__Short task__: Copy out all lines that carry the word "matplotlib".

BEGIN Data section

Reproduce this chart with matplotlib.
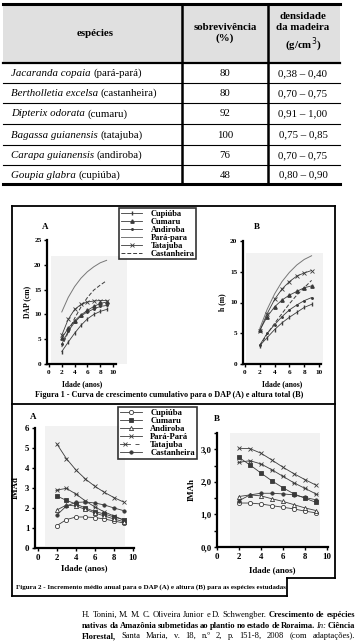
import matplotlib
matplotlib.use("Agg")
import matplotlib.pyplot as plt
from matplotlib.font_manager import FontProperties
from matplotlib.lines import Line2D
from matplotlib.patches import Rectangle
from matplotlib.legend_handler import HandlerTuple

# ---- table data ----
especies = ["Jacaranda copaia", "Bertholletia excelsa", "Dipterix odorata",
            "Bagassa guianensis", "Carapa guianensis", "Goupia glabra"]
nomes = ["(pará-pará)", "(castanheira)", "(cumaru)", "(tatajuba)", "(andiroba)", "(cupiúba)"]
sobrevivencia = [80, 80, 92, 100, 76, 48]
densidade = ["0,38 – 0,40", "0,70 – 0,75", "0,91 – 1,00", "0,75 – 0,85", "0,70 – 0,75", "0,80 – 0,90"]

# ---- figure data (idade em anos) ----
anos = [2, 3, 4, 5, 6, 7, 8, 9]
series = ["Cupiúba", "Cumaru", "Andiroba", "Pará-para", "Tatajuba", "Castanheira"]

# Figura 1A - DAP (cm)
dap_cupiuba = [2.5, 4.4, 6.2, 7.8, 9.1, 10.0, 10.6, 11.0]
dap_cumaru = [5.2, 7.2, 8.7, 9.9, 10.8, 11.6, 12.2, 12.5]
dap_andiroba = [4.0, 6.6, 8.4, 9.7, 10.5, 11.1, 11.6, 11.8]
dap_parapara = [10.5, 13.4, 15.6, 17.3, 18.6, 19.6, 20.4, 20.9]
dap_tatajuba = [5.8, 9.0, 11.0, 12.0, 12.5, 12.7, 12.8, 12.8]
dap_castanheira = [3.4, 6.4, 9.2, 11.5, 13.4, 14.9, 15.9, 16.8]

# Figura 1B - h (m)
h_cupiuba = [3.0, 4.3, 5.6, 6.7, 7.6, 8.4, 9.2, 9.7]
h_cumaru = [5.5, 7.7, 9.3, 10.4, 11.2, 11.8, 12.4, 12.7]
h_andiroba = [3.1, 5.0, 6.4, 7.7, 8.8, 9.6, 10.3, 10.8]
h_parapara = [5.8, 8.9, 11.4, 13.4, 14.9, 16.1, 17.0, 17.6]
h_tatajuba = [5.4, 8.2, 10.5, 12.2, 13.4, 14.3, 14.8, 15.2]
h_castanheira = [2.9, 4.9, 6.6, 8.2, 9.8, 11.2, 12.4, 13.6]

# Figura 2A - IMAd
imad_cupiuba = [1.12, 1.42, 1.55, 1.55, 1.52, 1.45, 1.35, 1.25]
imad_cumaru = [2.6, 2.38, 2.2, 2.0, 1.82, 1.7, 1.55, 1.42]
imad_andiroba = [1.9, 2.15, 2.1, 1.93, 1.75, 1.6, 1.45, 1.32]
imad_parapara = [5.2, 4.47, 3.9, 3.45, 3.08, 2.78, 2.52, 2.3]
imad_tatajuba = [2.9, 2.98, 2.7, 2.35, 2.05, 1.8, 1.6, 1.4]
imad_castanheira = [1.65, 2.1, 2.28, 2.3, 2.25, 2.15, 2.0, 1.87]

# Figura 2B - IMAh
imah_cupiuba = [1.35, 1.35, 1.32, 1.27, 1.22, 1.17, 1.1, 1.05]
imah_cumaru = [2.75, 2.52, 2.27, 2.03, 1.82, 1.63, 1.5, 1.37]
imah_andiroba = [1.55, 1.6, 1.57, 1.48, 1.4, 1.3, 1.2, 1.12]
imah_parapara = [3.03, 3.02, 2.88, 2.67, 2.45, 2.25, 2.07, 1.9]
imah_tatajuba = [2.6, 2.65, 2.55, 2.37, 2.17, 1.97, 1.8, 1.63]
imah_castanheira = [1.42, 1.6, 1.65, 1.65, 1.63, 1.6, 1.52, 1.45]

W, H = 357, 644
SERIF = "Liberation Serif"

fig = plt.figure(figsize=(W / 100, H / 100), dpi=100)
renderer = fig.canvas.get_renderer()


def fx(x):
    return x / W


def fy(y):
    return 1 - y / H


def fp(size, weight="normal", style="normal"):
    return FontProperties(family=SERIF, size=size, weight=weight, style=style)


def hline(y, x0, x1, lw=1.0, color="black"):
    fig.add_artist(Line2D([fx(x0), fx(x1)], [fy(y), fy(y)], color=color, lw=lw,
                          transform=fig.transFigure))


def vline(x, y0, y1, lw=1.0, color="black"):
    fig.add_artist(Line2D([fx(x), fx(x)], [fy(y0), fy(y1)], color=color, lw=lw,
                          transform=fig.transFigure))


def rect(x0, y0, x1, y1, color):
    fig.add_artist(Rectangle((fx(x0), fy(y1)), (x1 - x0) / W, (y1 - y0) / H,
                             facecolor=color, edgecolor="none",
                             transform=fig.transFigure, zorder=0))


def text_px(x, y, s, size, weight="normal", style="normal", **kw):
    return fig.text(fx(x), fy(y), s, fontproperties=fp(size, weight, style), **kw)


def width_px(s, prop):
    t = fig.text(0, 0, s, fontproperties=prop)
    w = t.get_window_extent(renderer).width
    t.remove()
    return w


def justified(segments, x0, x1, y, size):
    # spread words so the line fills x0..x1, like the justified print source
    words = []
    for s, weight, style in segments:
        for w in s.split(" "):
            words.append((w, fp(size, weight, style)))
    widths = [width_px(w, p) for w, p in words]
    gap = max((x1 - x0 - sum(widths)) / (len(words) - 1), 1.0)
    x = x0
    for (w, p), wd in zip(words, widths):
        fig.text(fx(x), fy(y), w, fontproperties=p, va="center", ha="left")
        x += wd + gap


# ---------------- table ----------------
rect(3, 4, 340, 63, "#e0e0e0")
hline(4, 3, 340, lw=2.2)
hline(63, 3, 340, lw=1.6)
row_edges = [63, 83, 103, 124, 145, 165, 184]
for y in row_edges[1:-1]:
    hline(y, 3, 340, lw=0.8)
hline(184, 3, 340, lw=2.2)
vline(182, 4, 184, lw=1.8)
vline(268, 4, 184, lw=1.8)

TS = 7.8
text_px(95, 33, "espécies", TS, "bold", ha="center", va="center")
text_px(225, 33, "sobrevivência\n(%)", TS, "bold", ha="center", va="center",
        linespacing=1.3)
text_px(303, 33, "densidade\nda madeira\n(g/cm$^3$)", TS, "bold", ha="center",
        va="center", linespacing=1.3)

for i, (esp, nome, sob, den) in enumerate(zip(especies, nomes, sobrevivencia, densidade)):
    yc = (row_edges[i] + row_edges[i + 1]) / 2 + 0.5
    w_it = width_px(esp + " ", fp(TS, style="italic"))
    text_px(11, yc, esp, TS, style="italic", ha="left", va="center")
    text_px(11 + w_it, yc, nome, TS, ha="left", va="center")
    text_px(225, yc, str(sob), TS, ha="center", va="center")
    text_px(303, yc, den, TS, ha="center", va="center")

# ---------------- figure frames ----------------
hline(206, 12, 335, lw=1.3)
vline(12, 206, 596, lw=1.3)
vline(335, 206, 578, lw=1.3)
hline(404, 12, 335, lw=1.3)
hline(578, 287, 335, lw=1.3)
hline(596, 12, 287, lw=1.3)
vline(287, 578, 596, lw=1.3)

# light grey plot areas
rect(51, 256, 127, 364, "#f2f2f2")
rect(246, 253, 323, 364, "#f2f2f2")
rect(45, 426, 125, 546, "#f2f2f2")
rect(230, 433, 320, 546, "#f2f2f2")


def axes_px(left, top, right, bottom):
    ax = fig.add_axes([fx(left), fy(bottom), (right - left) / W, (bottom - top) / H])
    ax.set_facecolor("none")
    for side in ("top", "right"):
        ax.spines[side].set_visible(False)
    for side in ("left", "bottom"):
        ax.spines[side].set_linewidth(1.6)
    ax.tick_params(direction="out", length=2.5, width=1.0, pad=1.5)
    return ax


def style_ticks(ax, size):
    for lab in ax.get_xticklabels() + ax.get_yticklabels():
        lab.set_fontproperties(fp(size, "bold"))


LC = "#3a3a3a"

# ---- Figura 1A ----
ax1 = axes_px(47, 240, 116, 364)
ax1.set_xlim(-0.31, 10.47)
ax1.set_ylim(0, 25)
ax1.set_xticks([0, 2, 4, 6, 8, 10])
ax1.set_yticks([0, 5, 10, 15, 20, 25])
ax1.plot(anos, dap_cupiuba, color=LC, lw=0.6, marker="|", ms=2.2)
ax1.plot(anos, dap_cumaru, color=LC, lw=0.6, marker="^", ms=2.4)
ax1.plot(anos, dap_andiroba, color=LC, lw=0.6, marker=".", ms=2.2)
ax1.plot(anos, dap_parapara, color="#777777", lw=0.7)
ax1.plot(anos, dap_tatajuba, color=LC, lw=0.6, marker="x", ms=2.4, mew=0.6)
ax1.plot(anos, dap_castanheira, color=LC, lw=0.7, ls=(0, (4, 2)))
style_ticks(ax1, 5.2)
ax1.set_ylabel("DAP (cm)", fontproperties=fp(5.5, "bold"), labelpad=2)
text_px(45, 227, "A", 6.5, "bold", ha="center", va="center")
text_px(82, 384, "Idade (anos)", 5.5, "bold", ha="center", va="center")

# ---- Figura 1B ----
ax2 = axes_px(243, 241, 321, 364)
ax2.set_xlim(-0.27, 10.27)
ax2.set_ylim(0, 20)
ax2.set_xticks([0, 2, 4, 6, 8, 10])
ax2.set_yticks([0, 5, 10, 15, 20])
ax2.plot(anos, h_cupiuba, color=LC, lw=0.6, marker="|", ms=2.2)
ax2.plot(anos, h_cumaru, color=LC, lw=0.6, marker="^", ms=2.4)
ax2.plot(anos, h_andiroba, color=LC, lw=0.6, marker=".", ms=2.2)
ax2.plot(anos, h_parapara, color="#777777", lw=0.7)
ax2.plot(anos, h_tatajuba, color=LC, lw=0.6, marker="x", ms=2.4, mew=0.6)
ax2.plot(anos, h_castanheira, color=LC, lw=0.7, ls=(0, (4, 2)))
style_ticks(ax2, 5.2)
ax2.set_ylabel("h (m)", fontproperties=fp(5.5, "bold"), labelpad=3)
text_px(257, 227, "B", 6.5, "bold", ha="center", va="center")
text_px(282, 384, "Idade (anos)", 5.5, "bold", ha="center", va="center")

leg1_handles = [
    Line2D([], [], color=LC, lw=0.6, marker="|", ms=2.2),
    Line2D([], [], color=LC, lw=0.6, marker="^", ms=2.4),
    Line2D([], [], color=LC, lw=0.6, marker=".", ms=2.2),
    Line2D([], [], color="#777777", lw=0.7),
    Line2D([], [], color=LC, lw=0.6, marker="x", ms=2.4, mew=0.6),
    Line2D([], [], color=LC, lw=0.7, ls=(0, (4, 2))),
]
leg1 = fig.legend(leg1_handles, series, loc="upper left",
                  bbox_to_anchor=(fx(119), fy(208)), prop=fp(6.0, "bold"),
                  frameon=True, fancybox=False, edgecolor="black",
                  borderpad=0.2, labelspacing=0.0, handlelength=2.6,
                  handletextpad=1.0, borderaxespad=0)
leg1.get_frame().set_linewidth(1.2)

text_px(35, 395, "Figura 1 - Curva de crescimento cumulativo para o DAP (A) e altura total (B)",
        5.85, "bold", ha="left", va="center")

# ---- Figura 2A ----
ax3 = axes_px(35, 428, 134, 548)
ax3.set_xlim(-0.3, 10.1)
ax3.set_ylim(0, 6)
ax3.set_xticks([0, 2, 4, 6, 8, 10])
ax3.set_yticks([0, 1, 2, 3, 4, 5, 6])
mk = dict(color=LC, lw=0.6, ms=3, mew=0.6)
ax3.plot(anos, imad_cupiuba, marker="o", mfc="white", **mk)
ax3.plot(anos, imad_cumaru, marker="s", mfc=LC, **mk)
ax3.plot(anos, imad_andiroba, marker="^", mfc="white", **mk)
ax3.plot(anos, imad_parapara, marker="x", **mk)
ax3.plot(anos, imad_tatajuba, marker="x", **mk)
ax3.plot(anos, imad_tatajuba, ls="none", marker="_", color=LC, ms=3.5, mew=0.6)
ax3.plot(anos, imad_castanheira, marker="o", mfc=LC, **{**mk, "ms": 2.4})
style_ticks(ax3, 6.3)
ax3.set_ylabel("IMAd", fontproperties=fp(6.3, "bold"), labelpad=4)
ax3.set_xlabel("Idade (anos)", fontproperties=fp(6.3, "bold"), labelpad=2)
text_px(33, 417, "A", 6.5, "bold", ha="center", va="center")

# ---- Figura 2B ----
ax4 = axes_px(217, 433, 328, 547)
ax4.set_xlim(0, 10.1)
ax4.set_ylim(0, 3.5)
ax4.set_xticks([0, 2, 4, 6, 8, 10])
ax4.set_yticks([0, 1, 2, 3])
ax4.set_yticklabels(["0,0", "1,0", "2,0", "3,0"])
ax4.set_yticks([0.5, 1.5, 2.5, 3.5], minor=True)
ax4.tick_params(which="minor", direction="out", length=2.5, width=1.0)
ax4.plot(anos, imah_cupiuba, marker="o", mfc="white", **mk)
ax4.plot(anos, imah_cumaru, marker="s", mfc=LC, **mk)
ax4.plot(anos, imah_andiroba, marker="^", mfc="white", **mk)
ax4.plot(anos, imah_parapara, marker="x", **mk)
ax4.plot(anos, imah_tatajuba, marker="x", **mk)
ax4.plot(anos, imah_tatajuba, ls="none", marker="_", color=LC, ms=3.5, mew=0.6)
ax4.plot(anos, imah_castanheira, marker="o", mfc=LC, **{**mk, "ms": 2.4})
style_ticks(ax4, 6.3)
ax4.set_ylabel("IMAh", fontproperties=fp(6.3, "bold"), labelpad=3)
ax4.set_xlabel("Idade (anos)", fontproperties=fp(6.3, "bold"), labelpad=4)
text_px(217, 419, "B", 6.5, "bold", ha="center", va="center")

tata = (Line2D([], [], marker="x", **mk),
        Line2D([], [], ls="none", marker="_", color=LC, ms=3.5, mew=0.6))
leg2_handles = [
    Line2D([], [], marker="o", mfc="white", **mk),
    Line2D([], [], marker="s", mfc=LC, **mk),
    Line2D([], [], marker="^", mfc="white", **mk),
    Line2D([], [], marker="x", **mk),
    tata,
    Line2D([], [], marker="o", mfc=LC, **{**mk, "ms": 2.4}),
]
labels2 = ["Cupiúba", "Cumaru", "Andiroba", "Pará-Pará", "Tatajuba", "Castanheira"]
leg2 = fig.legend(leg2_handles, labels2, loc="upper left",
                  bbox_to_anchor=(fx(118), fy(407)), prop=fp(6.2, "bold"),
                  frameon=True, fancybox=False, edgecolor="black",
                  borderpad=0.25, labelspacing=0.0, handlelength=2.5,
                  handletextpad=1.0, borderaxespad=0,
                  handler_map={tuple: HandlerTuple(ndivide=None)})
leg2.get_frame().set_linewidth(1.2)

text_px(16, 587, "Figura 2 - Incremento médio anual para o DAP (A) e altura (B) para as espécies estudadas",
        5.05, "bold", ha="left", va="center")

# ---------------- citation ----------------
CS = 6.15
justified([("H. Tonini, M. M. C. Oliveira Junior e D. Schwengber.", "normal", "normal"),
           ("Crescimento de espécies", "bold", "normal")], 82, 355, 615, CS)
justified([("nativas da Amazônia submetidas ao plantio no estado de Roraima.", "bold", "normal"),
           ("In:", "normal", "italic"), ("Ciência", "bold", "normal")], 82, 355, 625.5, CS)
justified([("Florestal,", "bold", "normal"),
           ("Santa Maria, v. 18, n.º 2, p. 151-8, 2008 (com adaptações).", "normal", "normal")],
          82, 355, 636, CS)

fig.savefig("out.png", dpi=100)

END Data section

__Correct output__:
Reproduce this chart with matplotlib.
import matplotlib
matplotlib.use("Agg")
import matplotlib.pyplot as plt
from matplotlib.font_manager import FontProperties
from matplotlib.lines import Line2D
from matplotlib.patches import Rectangle
from matplotlib.legend_handler import HandlerTuple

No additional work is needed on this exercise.